La gran novedad cultural de estos tiempos tecnológicos es la volatilidad de todo. Todo es use y tire, con una vida cada día más efímera y corta.
Los autos, las computadoras, los refrigeradores, la ropa, envejecen violentamente, se los llevan las modas pero también una estricta programación comercial. Imaginen qué sucedería con el sacrosanto mercado si se extendiera la vida útil de cualquiera de esos elementos. A la crisis financiera global se le sumaría una terrible crisis comercial.
¿Cuántas veces hemos cambiado de celular o de computadora en los últimos años? Los que sustituimos hoy nos parecen piezas de museo. Es una carrera permanente por introducir pequeños cambios tecnológicos, en la moda en las tendencias para que el cambio sea absolutamente obligatorio.
No desechar es “retro”, es quedarse atrás con el progreso y con las diversas prestaciones ofrecidas por los fabricantes. El impacto de este recambio perpetuo y compulsivo es múltiple, comercial, económico, en el medio ambiente y en nuestra propia cultura, o al menos en la cultura de esa parte de la humanidad que vive subida en ese surf del recambio. Incluso las reparaciones de muchos de esos aparatos está planificadas para ser más caras que su sustitución.
Durante siglos las civilizaciones hicieron de la trascendencia la razón de sus creaciones, desde sus edificios, sus monumentos, sus acueductos y sus ideas. Hoy todo está regido por lo efímero y por un torrente incontenible de chatarra, de basura de diverso porte.
Toda la cadena industrial está organizada, programada para que sus productos tengan una vida cada día más breve y deban ser recambiados. Proyectemos esto hacia adelante sumemos que cada doce años la población del planeta crece otros mil millones de habitantes y tendremos un cuadro alarmante del agotamiento de los recursos naturales y un desborde de los diferentes desechos.
Es bueno recordar cuál fue el origen conceptual de esa idea, no fue solamente un impulso del mercado y del mercadeo, Bernard London en plena depresión promovió el concepto de reactivar la economía norteamericana a través de la “obsolescencia planificada”. Su idea era que los productos, una vez usados un tiempo, se entregaran a la administración para eliminarlos. El uso más allá de ese período sería penalizado con un impuesto.

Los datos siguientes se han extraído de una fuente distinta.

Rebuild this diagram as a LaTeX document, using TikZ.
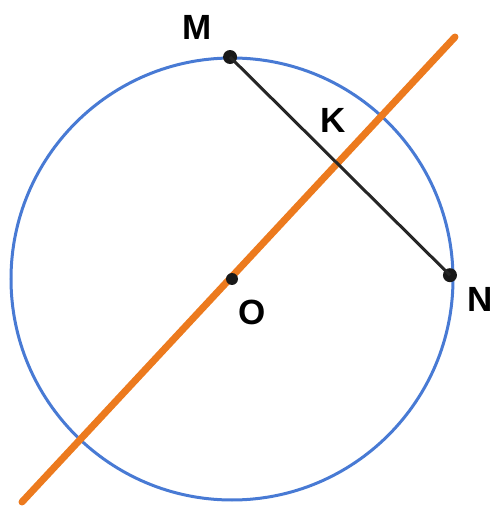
\documentclass[tikz,border=0pt]{standalone}
\usepackage{fontspec}
\setsansfont{Liberation Sans}
\usepackage{xcolor}
\usepackage{tikz}
\usetikzlibrary{positioning, calc}

\definecolor{circblue}{RGB}{72,122,212}
\definecolor{axisorange}{RGB}{236,122,30}

\begin{document}
\begin{tikzpicture}[
  x=1pt, y=1pt,
  circ/.style={draw=circblue, line width=3pt},
  chord/.style={draw=black!85, line width=3pt},
  axisline/.style={draw=axisorange, line width=7pt, line cap=round},
  dot/.style={circle, fill=black!90, inner sep=0pt, minimum size=14pt},
  lbl/.style={font=\sffamily\bfseries\fontsize{35}{35}\selectfont, inner sep=1pt}
]
\useasboundingbox (0,0) rectangle (494,507);

% circle and centre
\coordinate (O) at (232,228);
\draw[circ] (O) circle (221);

% line through the centre
\coordinate (lo) at (22,5);
\coordinate (hi) at (455,470);
\draw[axisline] (lo) -- (hi);

% chord MN
\node[dot] (M) at ($(O)+(90.5:222)$) {};
\node[dot] (N) at ($(O)+(1:218)$) {};
\draw[chord] (M.center) -- (N.center);
\node[dot, minimum size=12pt] (Odot) at (O) {};

% labels
\node[lbl] (labM) at (197,480) {M};
\node[lbl] (labK) at (333,387) {K};
\node[lbl] (labO) at (252,195) {O};
\node[lbl] (labN) at (480,208) {N};
\end{tikzpicture}
\end{document}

En los años 50, Clifford Brooks Stevens, diseñador industrial, definió el concepto. “La obsolescencia planificada consiste en introducir en el comprador el deseo de poseer algo un poco más nuevo, un poco mejor, un poco antes de lo necesario”, declaró en una conferencia sobre la publicidad en Minneapolis en 1954. Brooks no inventó el término, pero lo precisó con claridad. Poco tiempo después, en 1960, el crítico cultural Vance Packard denunció en Los productores de residuos “el sistemático intento del mundo de los negocios de convertirnos en desechos, en individuos agobiados por las deudas y permanentemente descontentos”.
En todos los casos el impacto se da en varias dimensiones. Una es el uso extremo de los recursos naturales, que son agotables. Se espera, se apuesta a la capacidad del ser humano de descubrir siempre materiales substitutos. Se apuesta a lo inagotable.
Lo otro es el impacto cultural. ¿Sólo los objetos son efímeros? No, todo debe sacrificarse en el altar de una post modernidad y alimentar el otro gran mercado, el de la publicidad. Hace casi una década que los gastos de publicidad a nivel global superaron los gastos educativos... No hace falta mucho comentario. Es una filosofía de lo superficial.
Es el culto a los objetos por encima de todo incluso de los sujetos que los utilizan. No soy un cultor de la lucha contra el consumismo, es un proceso complejo sobre todo cuando llega a nuevos sectores que se asoman a la satisfacción de algunas necesidades, gustos y modas. Creo que reclama de parte de las sociedades de algo más que sumarse alegremente a la fiesta. Es imprescindible reflexionar, criticar, evaluar.
Para que una parte del mundo viva en esa ola de lo efímero otra parte subsiste en el túnel de lo permanente: el hambre, la miseria, el infraconsumo. Si todos consumiéramos al mismo nivel, en pocos años el planeta se agotaría.